Section 6. Amendment and Termination. The Committee may at its discretion at any time and from time to time alter, amend, suspend, or terminate the PLM Award Plan, whether or not such alteration, amendment, suspension, or termination may have adverse consequences to the Participants.


Section 7. Miscellaneous Provisions

(a) No Guarantee of Employment or Participation. Nothing in the PLM Award Plan shall interfere with or limit in any way the right of the Company or any affiliate of the Company to terminate any Participant’s employment at any time, nor confer upon any Participant any right to continue in the employ of the Company or any such affiliate.

(b) Non-alienation of Benefits. Except as expressly provided herein, no Participant or beneficiary shall have the power or right to transfer, anticipate, or otherwise encumber the Participant’s interest under the PLM Award Plan. The provisions of the PLM Award Plan shall inure to the benefit of each Participant and the Participant’s beneficiaries; heirs, executors, administrators or successors in interest.

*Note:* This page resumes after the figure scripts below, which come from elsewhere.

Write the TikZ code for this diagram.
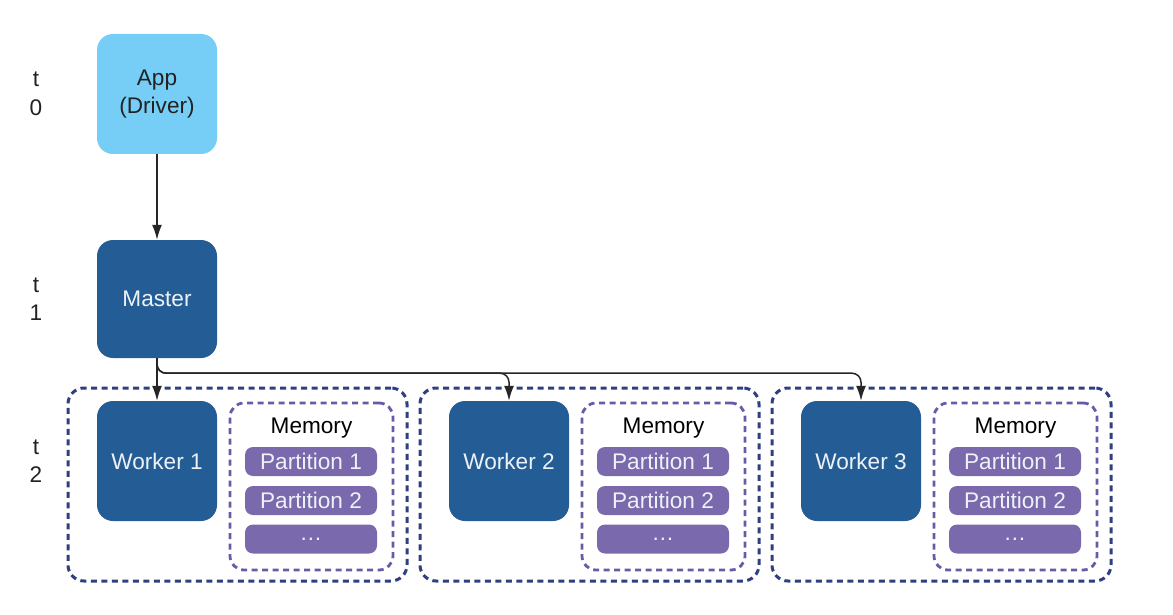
\documentclass[tikz,border=0pt]{standalone}
\usepackage{fontspec}
\setmainfont{Liberation Sans}
\usetikzlibrary{arrows.meta}
\definecolor{appblue}{HTML}{76CDF6}
\definecolor{nodeblue}{HTML}{245D96}
\definecolor{partpurple}{HTML}{7B69AD}
\definecolor{groupnavy}{HTML}{2F3F80}
\definecolor{mempurple}{HTML}{6A5AA6}
\definecolor{lighttext}{HTML}{EEF2F7}
\definecolor{darktext}{HTML}{222222}
\begin{document}
\begin{tikzpicture}[x=1pt,y=-1pt,
  txt/.style={font=\fontsize{22.6}{28.5}\selectfont},
  bigbox/.style={txt, rectangle, rounded corners=16pt, minimum width=120pt, minimum height=120pt, inner sep=0pt, align=center},
  appbox/.style={bigbox, fill=appblue, text=darktext},
  darkbox/.style={bigbox, fill=nodeblue, text=lighttext},
  group/.style={draw=groupnavy, line width=3pt, dash pattern=on 6pt off 4.5pt, rounded corners=16pt, minimum width=339pt, minimum height=193pt, inner sep=0pt},
  memory/.style={draw=mempurple, line width=2.8pt, dash pattern=on 6pt off 4.5pt, rounded corners=14pt, minimum width=163pt, minimum height=167pt, inner sep=0pt},
  part/.style={txt, fill=partpurple, text=lighttext, rounded corners=8pt, minimum width=132pt, minimum height=29pt, inner sep=0pt},
  steplabel/.style={txt, text=darktext, align=center},
  link/.style={draw=black!85, line width=1.5pt, -{Latex[length=15pt,width=10pt]}}
]
\useasboundingbox (0,0) rectangle (1173,615);

% time steps
\node[steplabel] (t0) at (36,94) {t\\0};
\node[steplabel] (t1) at (36,299) {t\\1};
\node[steplabel] (t2) at (36,461) {t\\2};

% driver and master
\node[appbox] (app) at (157,94) {App\\(Driver)};
\node[darkbox, minimum height=118pt] (master) at (157,299) {Master};

% worker groups
\foreach \i in {1,2,3} {
  \pgfmathsetmacro{\dx}{352*(\i-1)}
  \node[group] (g\i) at (237.5+\dx,484.5) {};
  \node[darkbox] (w\i) at (157+\dx,461) {Worker \i};
  \node[memory] (m\i) at (311.5+\dx,486.5) {};
  \node[txt, text=black] (ml\i) at (311.5+\dx,428) {Memory};
  \node[part] (p\i a) at (311+\dx,461.5) {Partition 1};
  \node[part] (p\i b) at (311+\dx,500.5) {Partition 2};
  \node[part] (p\i c) at (311+\dx,539) {\raisebox{-3pt}{\ldots}};
}

% connectors
\draw[link] (app.south) -- (master.north);
\draw[link] (master.south) -- (w1.north);
\draw[link, rounded corners=9pt] (master.south) -- ++(0,15) -| (w2.north);
\draw[link, rounded corners=9pt] (master.south) -- ++(0,15) -| (w3.north);
\end{tikzpicture}
\end{document}
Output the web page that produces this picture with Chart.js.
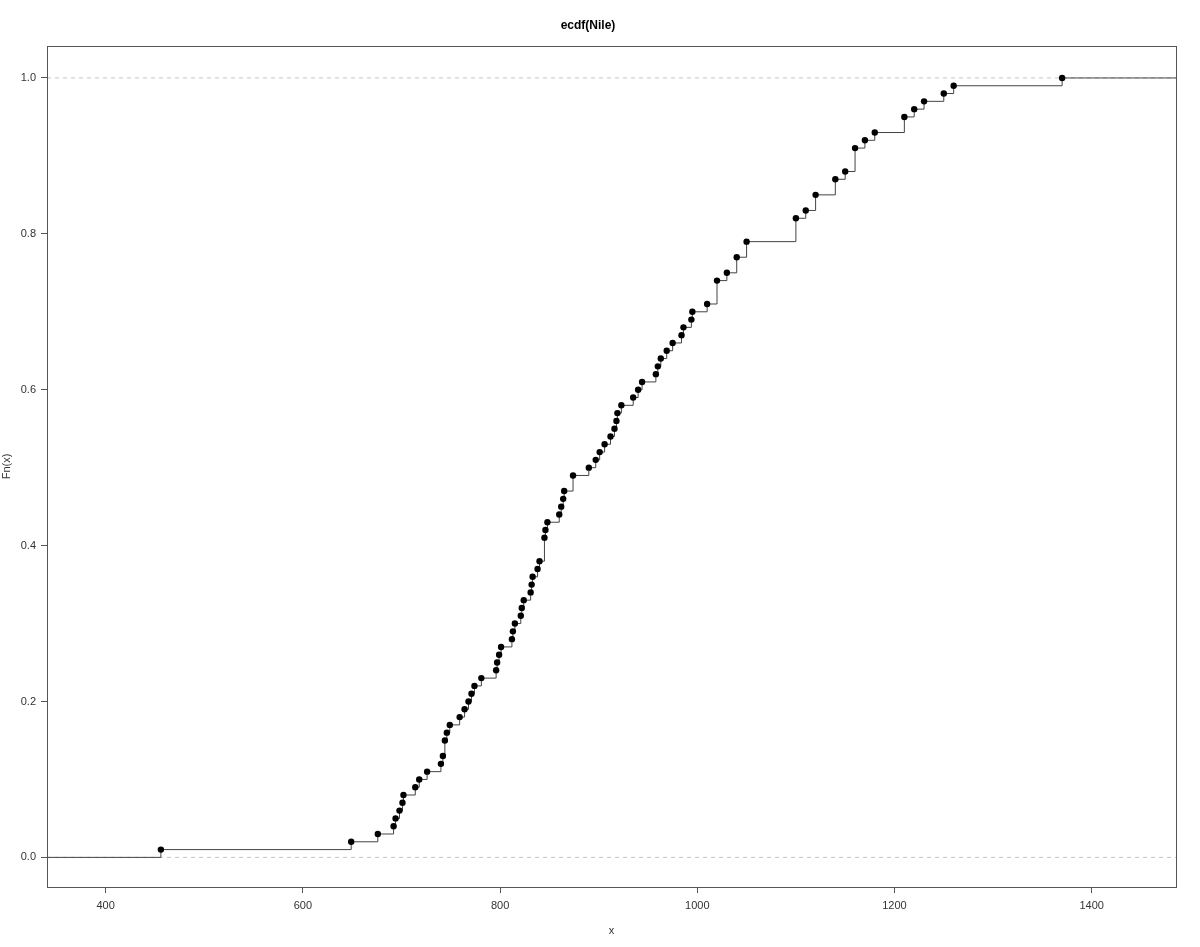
<!DOCTYPE html>
<html lang="en">
<head>
    <meta charset="UTF-8">
    <title>ecdf(Nile)</title>
    <script src="https://cdn.jsdelivr.net/npm/chart.js"></script>
    <style>
        html, body { margin: 0; padding: 0; background: #fff; }
        #wrap { width: 1200px; height: 947px; }
    </style>
</head>
<body>
    <div id="wrap"><canvas id="ecdfChart" width="1200" height="947"></canvas></div>

    <script>
        // knots of ecdf(Nile) and the step heights
        const knots = [456, 649, 676, 692, 694, 698, 701, 702, 714, 718, 726, 740, 742, 744, 746, 749,
            759, 764, 768, 771, 774, 781, 796, 797, 799, 801, 812, 813, 815, 821, 822, 824, 831, 832,
            833, 838, 840, 845, 846, 848, 860, 862, 864, 865, 874, 890, 897, 901, 906, 912, 916, 918,
            919, 923, 935, 940, 944, 958, 960, 963, 969, 975, 984, 986, 994, 995, 1010, 1020, 1030,
            1040, 1050, 1100, 1110, 1120, 1140, 1150, 1160, 1170, 1180, 1210, 1220, 1230, 1250, 1260, 1370];
        const fn = [0.01, 0.02, 0.03, 0.04, 0.05, 0.06, 0.07, 0.08, 0.09, 0.10, 0.11, 0.12, 0.13, 0.15,
            0.16, 0.17, 0.18, 0.19, 0.20, 0.21, 0.22, 0.23, 0.24, 0.25, 0.26, 0.27, 0.28, 0.29, 0.30,
            0.31, 0.32, 0.33, 0.34, 0.35, 0.36, 0.37, 0.38, 0.41, 0.42, 0.43, 0.44, 0.45, 0.46, 0.47,
            0.49, 0.50, 0.51, 0.52, 0.53, 0.54, 0.55, 0.56, 0.57, 0.58, 0.59, 0.60, 0.61, 0.62, 0.63,
            0.64, 0.65, 0.66, 0.67, 0.68, 0.69, 0.70, 0.71, 0.74, 0.75, 0.77, 0.79, 0.82, 0.83, 0.85,
            0.87, 0.88, 0.91, 0.92, 0.93, 0.95, 0.96, 0.97, 0.98, 0.99, 1.00];
        const xTicks = [400, 600, 800, 1000, 1200, 1400];
        const yTicks = [0.0, 0.2, 0.4, 0.6, 0.8, 1.0];
        const refLines = [0, 1];

        const xMin = 340.5, xMax = 1485.5;
        const yMin = -0.038, yMax = 1.041;

        const points = knots.map((k, i) => ({x: k, y: fn[i]}));
        // step line runs from the left edge at 0 to the right edge at 1
        const stepData = [{x: xMin, y: 0}].concat(points, [{x: xMax, y: fn[fn.length - 1]}]);

        const refSets = refLines.map(h => ({
            type: 'line',
            data: [{x: xMin, y: h}, {x: xMax, y: h}],
            borderColor: '#c4c4c4',
            borderWidth: 1,
            borderDash: [4, 4],
            pointRadius: 0,
            order: 3
        }));

        const boxPlugin = {
            id: 'box',
            afterDraw(chart) {
                const a = chart.chartArea;
                const ctx = chart.ctx;
                ctx.save();
                ctx.strokeStyle = '#555';
                ctx.lineWidth = 1;
                ctx.strokeRect(Math.round(a.left) + 0.5, Math.round(a.top) + 0.5,
                    Math.round(a.right - a.left), Math.round(a.bottom - a.top));
                ctx.restore();
            }
        };

        const ctx = document.getElementById('ecdfChart').getContext('2d');
        new Chart(ctx, {
            data: {
                datasets: refSets.concat([
                    {
                        type: 'line',
                        data: stepData,
                        stepped: 'before',
                        borderColor: '#444',
                        borderWidth: 1,
                        pointRadius: 0,
                        order: 2
                    },
                    {
                        type: 'scatter',
                        data: points,
                        backgroundColor: '#000',
                        borderColor: '#000',
                        borderWidth: 0,
                        pointRadius: 3.2,
                        order: 1
                    }
                ])
            },
            options: {
                responsive: false,
                animation: false,
                layout: { padding: { left: 0, right: 24, top: 0, bottom: 0 } },
                plugins: {
                    legend: { display: false },
                    tooltip: { enabled: false },
                    title: {
                        display: true,
                        text: 'ecdf(Nile)',
                        color: '#000',
                        font: { family: 'Liberation Sans', size: 12, weight: 'bold' },
                        padding: { top: 18, bottom: 13.6 }
                    }
                },
                scales: {
                    x: {
                        type: 'linear',
                        min: xMin,
                        max: xMax,
                        afterBuildTicks: s => { s.ticks = xTicks.map(v => ({value: v})); },
                        afterFit: s => { s.height = 60; },
                        grid: { drawOnChartArea: false, drawTicks: true, tickLength: 6, color: '#555' },
                        border: { display: false },
                        ticks: {
                            color: '#333',
                            padding: 6,
                            maxRotation: 0,
                            font: { family: 'Liberation Sans', size: 11 },
                            callback: v => String(v)
                        },
                        title: {
                            display: true,
                            text: 'x',
                            color: '#333',
                            padding: { top: 1, bottom: 9 },
                            font: { family: 'Liberation Sans', size: 11 }
                        }
                    },
                    y: {
                        type: 'linear',
                        min: yMin,
                        max: yMax,
                        afterBuildTicks: s => { s.ticks = yTicks.map(v => ({value: v})); },
                        afterFit: s => { s.width = 47; },
                        grid: { drawOnChartArea: false, drawTicks: true, tickLength: 6, color: '#555' },
                        border: { display: false },
                        ticks: {
                            color: '#333',
                            padding: 5,
                            font: { family: 'Liberation Sans', size: 11 },
                            callback: v => v.toFixed(1)
                        },
                        title: {
                            display: true,
                            text: 'Fn(x)',
                            color: '#333',
                            padding: { top: 0, bottom: 0 },
                            font: { family: 'Liberation Sans', size: 11 }
                        }
                    }
                }
            },
            plugins: [boxPlugin]
        });
    </script>
</body>
</html>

(c) Tax Withholding. The Company or any affiliate of the Company shall have the power to withhold, or require a Participant to remit to the Company or such affiliate promptly upon notification of the amount due, an amount (in cash or other compensation payable to the Participant) sufficient to satisfy the statutory minimum federal, state, local and foreign withholding tax requirements with respect to any bonuses awarded under the PLM Award Plan.

(d) Governing Law. The PLM Award Plan, and all agreements hereunder, shall be governed by and construed in accordance with the law of the State of Michigan, regardless of the law that might be applied under principles of conflict of laws.

(e) Freedom of Action. Nothing in the PLM Award Plan or any agreement entered into pursuant to the PLM Award Plan shall be construed as limiting or preventing the Company or any affiliate of the Company from taking any action with respect to the operation or conduct of its business that it deems appropriate or in its best interest.